Goal.
Quote the records below in full, exactly as given, with the images taken out.

Given data.

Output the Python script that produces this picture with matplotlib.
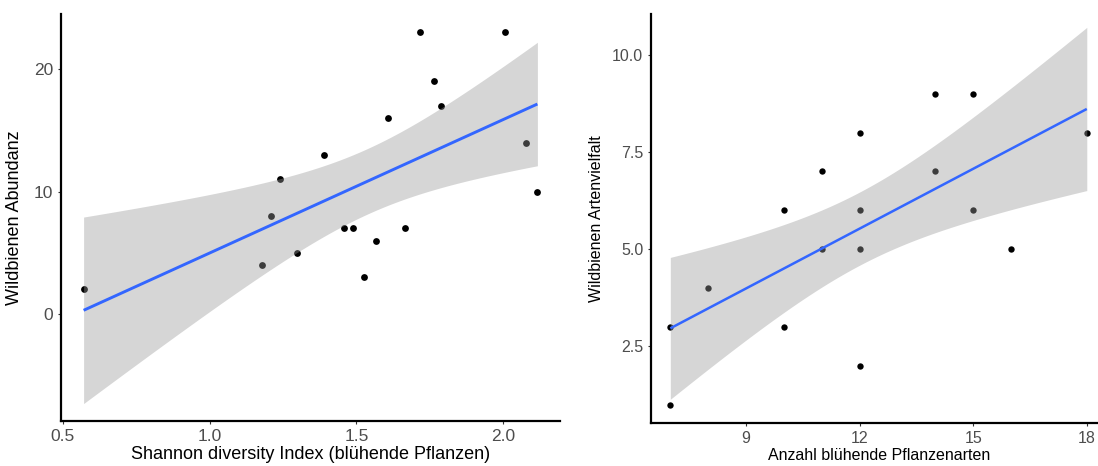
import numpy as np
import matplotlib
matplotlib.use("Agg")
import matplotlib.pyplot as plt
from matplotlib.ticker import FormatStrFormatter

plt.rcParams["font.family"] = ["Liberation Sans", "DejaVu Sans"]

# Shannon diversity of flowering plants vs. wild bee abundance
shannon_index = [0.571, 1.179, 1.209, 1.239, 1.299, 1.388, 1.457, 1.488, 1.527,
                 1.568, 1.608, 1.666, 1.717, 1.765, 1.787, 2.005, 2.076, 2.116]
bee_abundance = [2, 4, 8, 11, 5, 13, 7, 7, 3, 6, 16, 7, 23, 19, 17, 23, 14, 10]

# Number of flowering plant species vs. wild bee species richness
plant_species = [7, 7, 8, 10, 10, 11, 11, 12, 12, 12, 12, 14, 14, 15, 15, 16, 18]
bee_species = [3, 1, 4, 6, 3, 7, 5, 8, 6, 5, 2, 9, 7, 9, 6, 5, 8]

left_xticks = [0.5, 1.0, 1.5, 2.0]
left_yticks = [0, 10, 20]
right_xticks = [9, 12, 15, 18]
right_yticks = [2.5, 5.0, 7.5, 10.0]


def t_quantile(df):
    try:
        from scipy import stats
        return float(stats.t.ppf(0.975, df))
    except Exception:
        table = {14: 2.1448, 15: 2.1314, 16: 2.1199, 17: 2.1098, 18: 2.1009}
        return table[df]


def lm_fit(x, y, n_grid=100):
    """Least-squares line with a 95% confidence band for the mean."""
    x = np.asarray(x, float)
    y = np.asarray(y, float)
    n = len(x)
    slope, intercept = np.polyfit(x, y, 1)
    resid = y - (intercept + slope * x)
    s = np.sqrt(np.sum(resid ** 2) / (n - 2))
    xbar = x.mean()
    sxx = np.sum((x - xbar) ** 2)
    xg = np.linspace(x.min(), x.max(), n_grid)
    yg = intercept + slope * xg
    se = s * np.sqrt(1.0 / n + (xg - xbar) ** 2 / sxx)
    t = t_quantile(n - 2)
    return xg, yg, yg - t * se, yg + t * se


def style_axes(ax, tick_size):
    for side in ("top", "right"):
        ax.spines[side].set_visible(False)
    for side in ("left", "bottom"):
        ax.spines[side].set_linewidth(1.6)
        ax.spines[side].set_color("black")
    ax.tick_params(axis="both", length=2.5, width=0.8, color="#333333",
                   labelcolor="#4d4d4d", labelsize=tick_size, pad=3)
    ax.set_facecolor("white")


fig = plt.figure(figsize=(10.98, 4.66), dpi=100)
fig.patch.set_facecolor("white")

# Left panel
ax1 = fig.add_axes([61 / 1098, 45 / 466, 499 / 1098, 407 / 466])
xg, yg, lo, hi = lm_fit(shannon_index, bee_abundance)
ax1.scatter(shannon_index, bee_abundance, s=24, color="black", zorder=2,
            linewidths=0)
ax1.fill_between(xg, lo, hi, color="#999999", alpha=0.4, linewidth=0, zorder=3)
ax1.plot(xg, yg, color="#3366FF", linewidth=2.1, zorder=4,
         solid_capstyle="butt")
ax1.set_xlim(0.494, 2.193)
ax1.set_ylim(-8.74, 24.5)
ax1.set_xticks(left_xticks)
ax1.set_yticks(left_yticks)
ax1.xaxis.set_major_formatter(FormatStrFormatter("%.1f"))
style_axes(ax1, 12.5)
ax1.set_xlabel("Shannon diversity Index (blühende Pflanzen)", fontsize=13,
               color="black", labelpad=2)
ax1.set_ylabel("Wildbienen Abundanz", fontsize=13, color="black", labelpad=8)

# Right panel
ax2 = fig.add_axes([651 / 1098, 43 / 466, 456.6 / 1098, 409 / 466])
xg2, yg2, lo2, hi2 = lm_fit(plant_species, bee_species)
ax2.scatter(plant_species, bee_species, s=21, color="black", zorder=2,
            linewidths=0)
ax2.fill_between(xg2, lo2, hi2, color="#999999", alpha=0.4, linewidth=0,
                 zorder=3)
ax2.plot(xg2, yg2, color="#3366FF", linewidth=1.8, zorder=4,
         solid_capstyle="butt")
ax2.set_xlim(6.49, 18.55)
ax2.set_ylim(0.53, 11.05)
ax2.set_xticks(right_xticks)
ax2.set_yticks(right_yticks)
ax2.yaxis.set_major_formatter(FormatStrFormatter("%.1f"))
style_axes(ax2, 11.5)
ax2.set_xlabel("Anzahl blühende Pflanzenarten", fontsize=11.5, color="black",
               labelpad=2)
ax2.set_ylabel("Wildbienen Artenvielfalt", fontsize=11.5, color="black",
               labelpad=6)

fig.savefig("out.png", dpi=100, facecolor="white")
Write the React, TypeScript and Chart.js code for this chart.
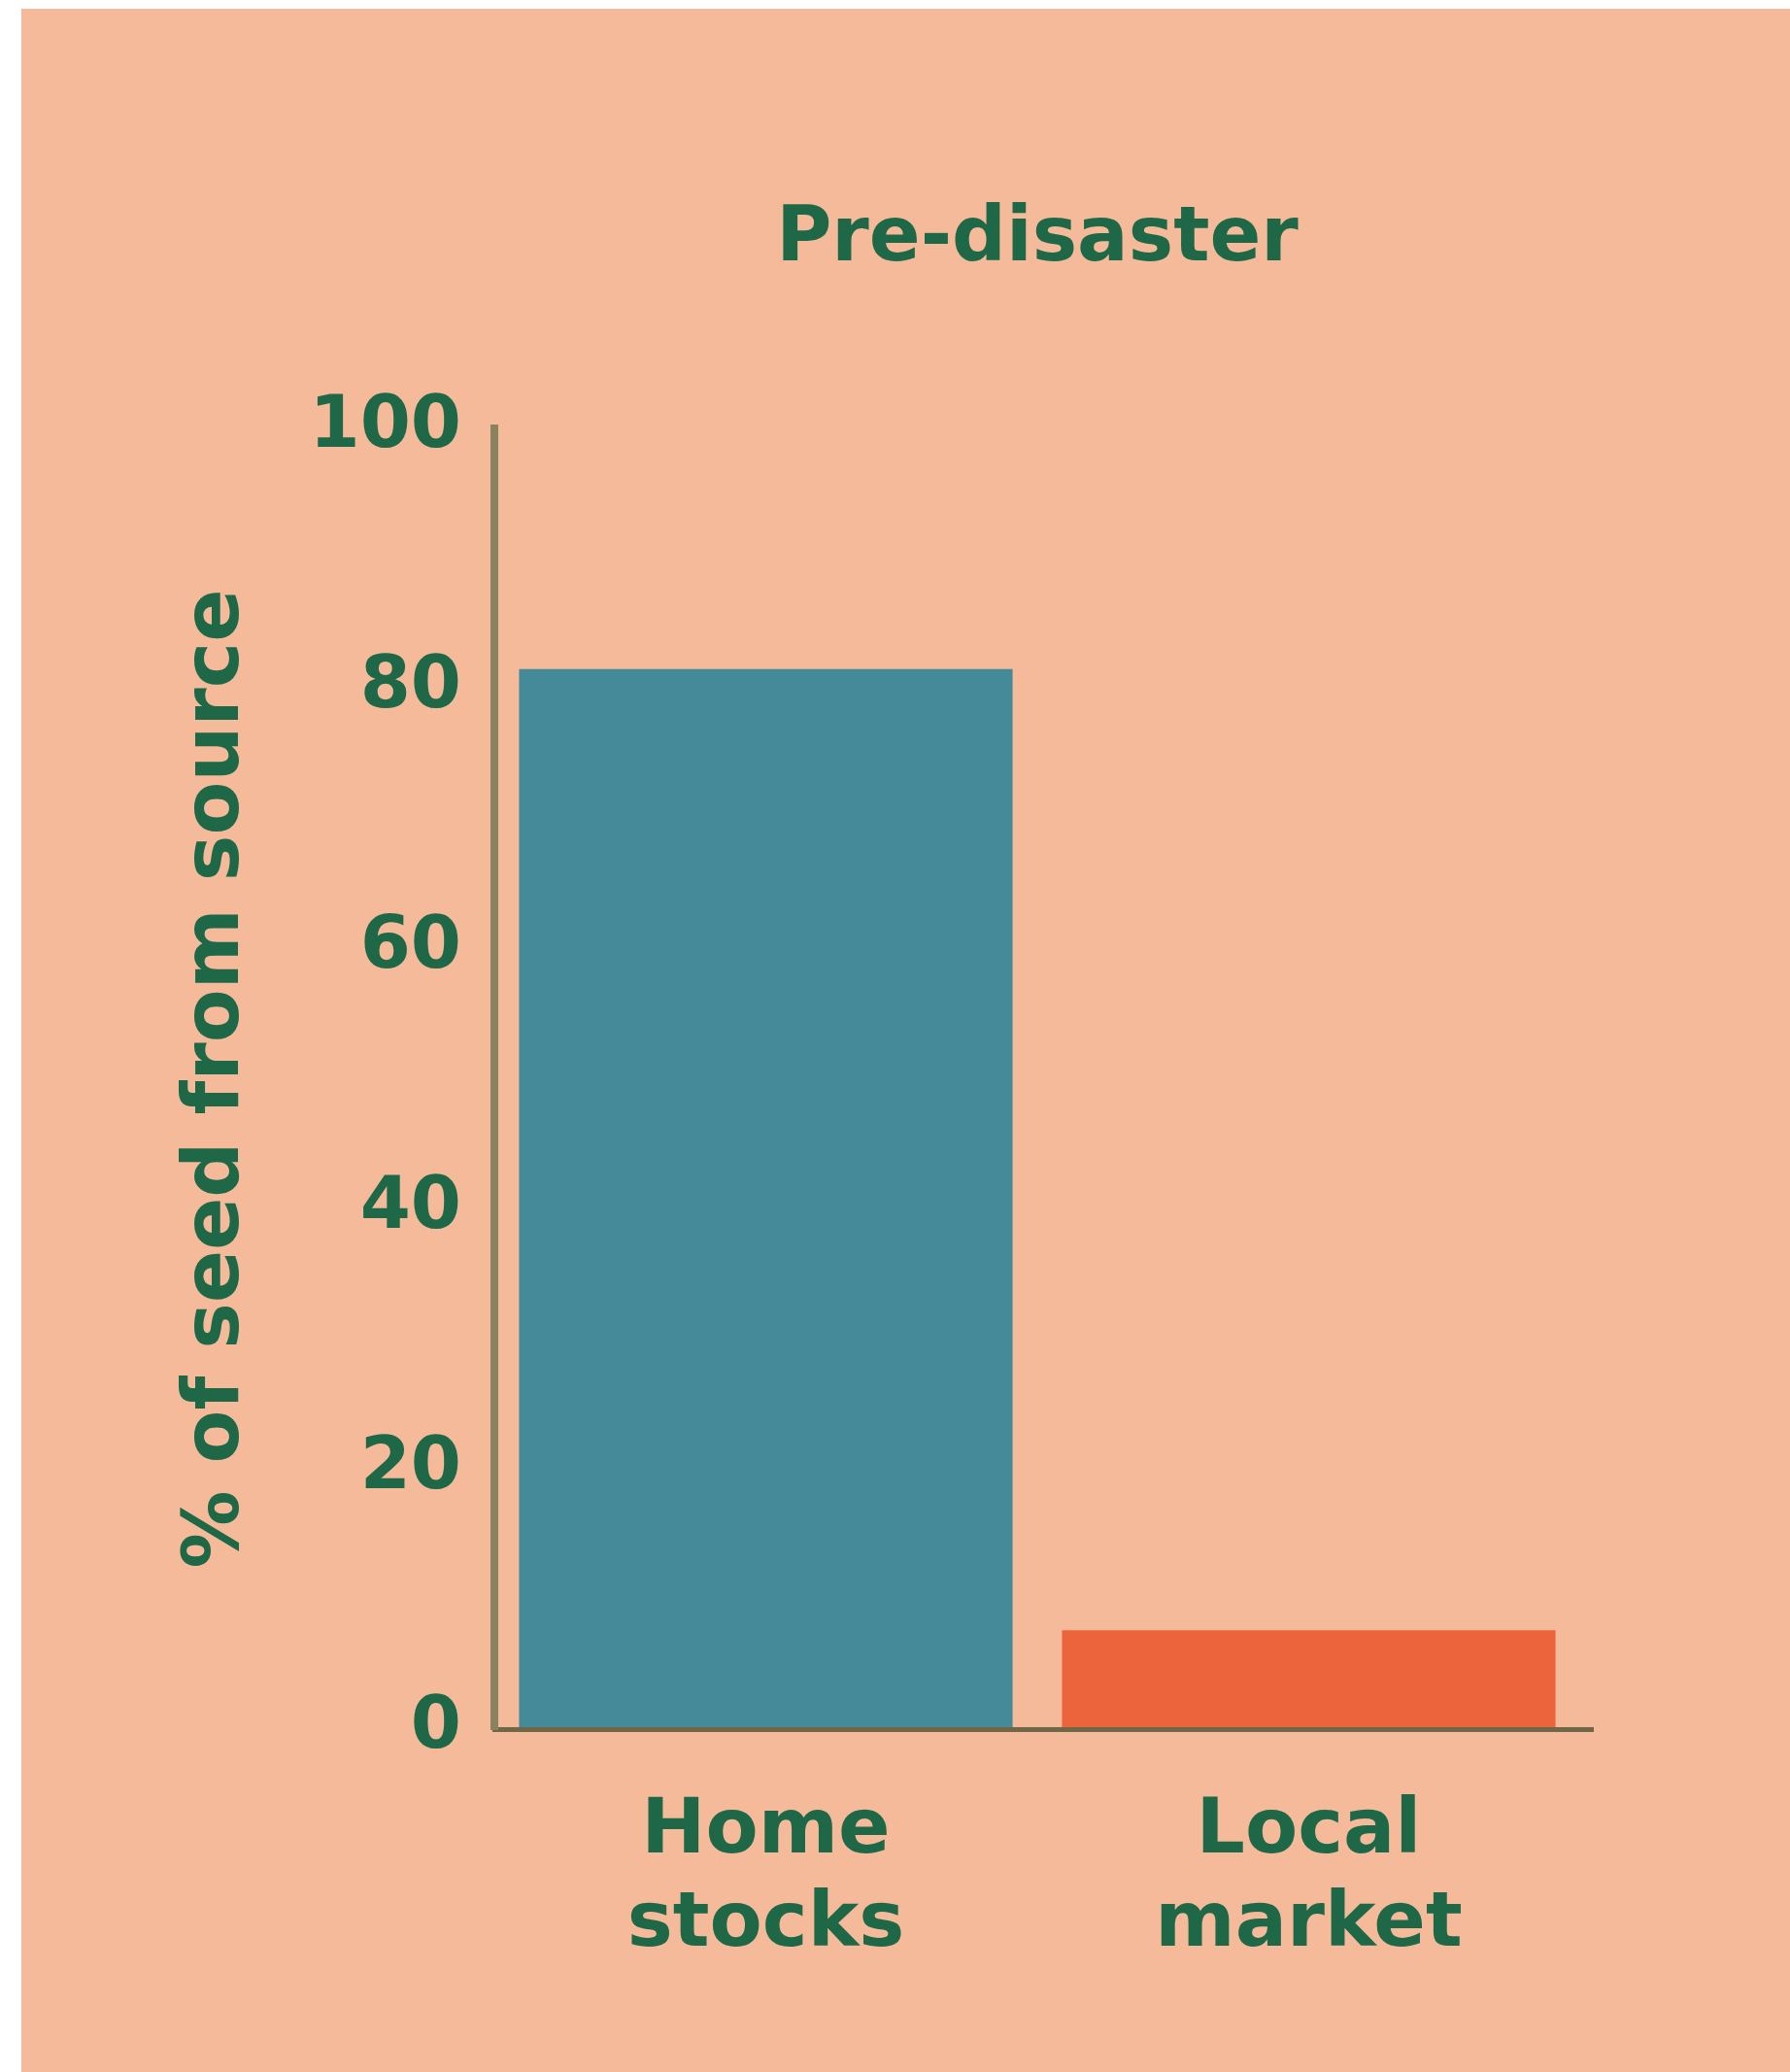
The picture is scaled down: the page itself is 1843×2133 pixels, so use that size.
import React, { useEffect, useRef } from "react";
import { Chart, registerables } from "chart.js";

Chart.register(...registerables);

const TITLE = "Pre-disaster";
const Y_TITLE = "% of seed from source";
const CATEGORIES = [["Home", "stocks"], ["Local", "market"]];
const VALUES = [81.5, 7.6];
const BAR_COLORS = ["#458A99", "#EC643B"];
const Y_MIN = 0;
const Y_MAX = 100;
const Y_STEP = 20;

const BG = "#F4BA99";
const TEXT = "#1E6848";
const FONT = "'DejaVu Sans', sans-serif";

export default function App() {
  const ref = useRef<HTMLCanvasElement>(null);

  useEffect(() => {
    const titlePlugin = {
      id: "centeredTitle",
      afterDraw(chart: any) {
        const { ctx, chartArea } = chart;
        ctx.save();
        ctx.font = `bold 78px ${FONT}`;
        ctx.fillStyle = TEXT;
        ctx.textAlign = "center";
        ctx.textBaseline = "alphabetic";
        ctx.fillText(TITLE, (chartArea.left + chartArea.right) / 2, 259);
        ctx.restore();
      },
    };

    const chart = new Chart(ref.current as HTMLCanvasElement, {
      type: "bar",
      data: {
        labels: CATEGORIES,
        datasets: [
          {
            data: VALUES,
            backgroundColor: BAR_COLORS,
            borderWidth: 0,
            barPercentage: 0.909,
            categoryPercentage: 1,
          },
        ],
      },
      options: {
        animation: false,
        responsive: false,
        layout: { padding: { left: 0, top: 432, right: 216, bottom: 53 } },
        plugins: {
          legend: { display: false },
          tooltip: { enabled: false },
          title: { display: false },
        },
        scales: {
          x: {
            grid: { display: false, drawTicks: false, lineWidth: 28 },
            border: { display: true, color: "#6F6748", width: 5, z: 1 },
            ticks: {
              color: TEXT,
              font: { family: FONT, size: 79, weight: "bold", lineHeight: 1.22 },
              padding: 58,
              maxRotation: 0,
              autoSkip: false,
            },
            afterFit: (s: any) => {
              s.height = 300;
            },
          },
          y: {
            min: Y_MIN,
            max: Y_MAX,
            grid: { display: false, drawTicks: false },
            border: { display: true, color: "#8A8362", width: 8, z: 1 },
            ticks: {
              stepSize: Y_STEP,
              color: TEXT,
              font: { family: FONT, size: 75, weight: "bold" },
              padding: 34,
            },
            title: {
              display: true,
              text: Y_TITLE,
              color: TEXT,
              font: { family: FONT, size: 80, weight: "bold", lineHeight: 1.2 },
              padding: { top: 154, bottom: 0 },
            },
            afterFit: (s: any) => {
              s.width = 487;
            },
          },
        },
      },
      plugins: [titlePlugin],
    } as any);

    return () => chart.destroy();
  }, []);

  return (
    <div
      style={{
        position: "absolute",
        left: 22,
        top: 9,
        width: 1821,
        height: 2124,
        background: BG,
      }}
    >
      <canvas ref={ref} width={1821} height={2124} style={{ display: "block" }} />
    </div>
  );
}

Exercise solution.
Output the Python script that produces this picture with matplotlib.
import numpy as np
import matplotlib
matplotlib.use("Agg")
import matplotlib.pyplot as plt
from matplotlib.ticker import FormatStrFormatter

plt.rcParams["font.family"] = ["Liberation Sans", "DejaVu Sans"]

# Shannon diversity of flowering plants vs. wild bee abundance
shannon_index = [0.571, 1.179, 1.209, 1.239, 1.299, 1.388, 1.457, 1.488, 1.527,
                 1.568, 1.608, 1.666, 1.717, 1.765, 1.787, 2.005, 2.076, 2.116]
bee_abundance = [2, 4, 8, 11, 5, 13, 7, 7, 3, 6, 16, 7, 23, 19, 17, 23, 14, 10]

# Number of flowering plant species vs. wild bee species richness
plant_species = [7, 7, 8, 10, 10, 11, 11, 12, 12, 12, 12, 14, 14, 15, 15, 16, 18]
bee_species = [3, 1, 4, 6, 3, 7, 5, 8, 6, 5, 2, 9, 7, 9, 6, 5, 8]

left_xticks = [0.5, 1.0, 1.5, 2.0]
left_yticks = [0, 10, 20]
right_xticks = [9, 12, 15, 18]
right_yticks = [2.5, 5.0, 7.5, 10.0]


def t_quantile(df):
    try:
        from scipy import stats
        return float(stats.t.ppf(0.975, df))
    except Exception:
        table = {14: 2.1448, 15: 2.1314, 16: 2.1199, 17: 2.1098, 18: 2.1009}
        return table[df]


def lm_fit(x, y, n_grid=100):
    """Least-squares line with a 95% confidence band for the mean."""
    x = np.asarray(x, float)
    y = np.asarray(y, float)
    n = len(x)
    slope, intercept = np.polyfit(x, y, 1)
    resid = y - (intercept + slope * x)
    s = np.sqrt(np.sum(resid ** 2) / (n - 2))
    xbar = x.mean()
    sxx = np.sum((x - xbar) ** 2)
    xg = np.linspace(x.min(), x.max(), n_grid)
    yg = intercept + slope * xg
    se = s * np.sqrt(1.0 / n + (xg - xbar) ** 2 / sxx)
    t = t_quantile(n - 2)
    return xg, yg, yg - t * se, yg + t * se


def style_axes(ax, tick_size):
    for side in ("top", "right"):
        ax.spines[side].set_visible(False)
    for side in ("left", "bottom"):
        ax.spines[side].set_linewidth(1.6)
        ax.spines[side].set_color("black")
    ax.tick_params(axis="both", length=2.5, width=0.8, color="#333333",
                   labelcolor="#4d4d4d", labelsize=tick_size, pad=3)
    ax.set_facecolor("white")


fig = plt.figure(figsize=(10.98, 4.66), dpi=100)
fig.patch.set_facecolor("white")

# Left panel
ax1 = fig.add_axes([61 / 1098, 45 / 466, 499 / 1098, 407 / 466])
xg, yg, lo, hi = lm_fit(shannon_index, bee_abundance)
ax1.scatter(shannon_index, bee_abundance, s=24, color="black", zorder=2,
            linewidths=0)
ax1.fill_between(xg, lo, hi, color="#999999", alpha=0.4, linewidth=0, zorder=3)
ax1.plot(xg, yg, color="#3366FF", linewidth=2.1, zorder=4,
         solid_capstyle="butt")
ax1.set_xlim(0.494, 2.193)
ax1.set_ylim(-8.74, 24.5)
ax1.set_xticks(left_xticks)
ax1.set_yticks(left_yticks)
ax1.xaxis.set_major_formatter(FormatStrFormatter("%.1f"))
style_axes(ax1, 12.5)
ax1.set_xlabel("Shannon diversity Index (blühende Pflanzen)", fontsize=13,
               color="black", labelpad=2)
ax1.set_ylabel("Wildbienen Abundanz", fontsize=13, color="black", labelpad=8)

# Right panel
ax2 = fig.add_axes([651 / 1098, 43 / 466, 456.6 / 1098, 409 / 466])
xg2, yg2, lo2, hi2 = lm_fit(plant_species, bee_species)
ax2.scatter(plant_species, bee_species, s=21, color="black", zorder=2,
            linewidths=0)
ax2.fill_between(xg2, lo2, hi2, color="#999999", alpha=0.4, linewidth=0,
                 zorder=3)
ax2.plot(xg2, yg2, color="#3366FF", linewidth=1.8, zorder=4,
         solid_capstyle="butt")
ax2.set_xlim(6.49, 18.55)
ax2.set_ylim(0.53, 11.05)
ax2.set_xticks(right_xticks)
ax2.set_yticks(right_yticks)
ax2.yaxis.set_major_formatter(FormatStrFormatter("%.1f"))
style_axes(ax2, 11.5)
ax2.set_xlabel("Anzahl blühende Pflanzenarten", fontsize=11.5, color="black",
               labelpad=2)
ax2.set_ylabel("Wildbienen Artenvielfalt", fontsize=11.5, color="black",
               labelpad=6)

fig.savefig("out.png", dpi=100, facecolor="white")
Write the React, TypeScript and Chart.js code for this chart.
The picture is scaled down: the page itself is 1843×2133 pixels, so use that size.
import React, { useEffect, useRef } from "react";
import { Chart, registerables } from "chart.js";

Chart.register(...registerables);

const TITLE = "Pre-disaster";
const Y_TITLE = "% of seed from source";
const CATEGORIES = [["Home", "stocks"], ["Local", "market"]];
const VALUES = [81.5, 7.6];
const BAR_COLORS = ["#458A99", "#EC643B"];
const Y_MIN = 0;
const Y_MAX = 100;
const Y_STEP = 20;

const BG = "#F4BA99";
const TEXT = "#1E6848";
const FONT = "'DejaVu Sans', sans-serif";

export default function App() {
  const ref = useRef<HTMLCanvasElement>(null);

  useEffect(() => {
    const titlePlugin = {
      id: "centeredTitle",
      afterDraw(chart: any) {
        const { ctx, chartArea } = chart;
        ctx.save();
        ctx.font = `bold 78px ${FONT}`;
        ctx.fillStyle = TEXT;
        ctx.textAlign = "center";
        ctx.textBaseline = "alphabetic";
        ctx.fillText(TITLE, (chartArea.left + chartArea.right) / 2, 259);
        ctx.restore();
      },
    };

    const chart = new Chart(ref.current as HTMLCanvasElement, {
      type: "bar",
      data: {
        labels: CATEGORIES,
        datasets: [
          {
            data: VALUES,
            backgroundColor: BAR_COLORS,
            borderWidth: 0,
            barPercentage: 0.909,
            categoryPercentage: 1,
          },
        ],
      },
      options: {
        animation: false,
        responsive: false,
        layout: { padding: { left: 0, top: 432, right: 216, bottom: 53 } },
        plugins: {
          legend: { display: false },
          tooltip: { enabled: false },
          title: { display: false },
        },
        scales: {
          x: {
            grid: { display: false, drawTicks: false, lineWidth: 28 },
            border: { display: true, color: "#6F6748", width: 5, z: 1 },
            ticks: {
              color: TEXT,
              font: { family: FONT, size: 79, weight: "bold", lineHeight: 1.22 },
              padding: 58,
              maxRotation: 0,
              autoSkip: false,
            },
            afterFit: (s: any) => {
              s.height = 300;
            },
          },
          y: {
            min: Y_MIN,
            max: Y_MAX,
            grid: { display: false, drawTicks: false },
            border: { display: true, color: "#8A8362", width: 8, z: 1 },
            ticks: {
              stepSize: Y_STEP,
              color: TEXT,
              font: { family: FONT, size: 75, weight: "bold" },
              padding: 34,
            },
            title: {
              display: true,
              text: Y_TITLE,
              color: TEXT,
              font: { family: FONT, size: 80, weight: "bold", lineHeight: 1.2 },
              padding: { top: 154, bottom: 0 },
            },
            afterFit: (s: any) => {
              s.width = 487;
            },
          },
        },
      },
      plugins: [titlePlugin],
    } as any);

    return () => chart.destroy();
  }, []);

  return (
    <div
      style={{
        position: "absolute",
        left: 22,
        top: 9,
        width: 1821,
        height: 2124,
        background: BG,
      }}
    >
      <canvas ref={ref} width={1821} height={2124} style={{ display: "block" }} />
    </div>
  );
}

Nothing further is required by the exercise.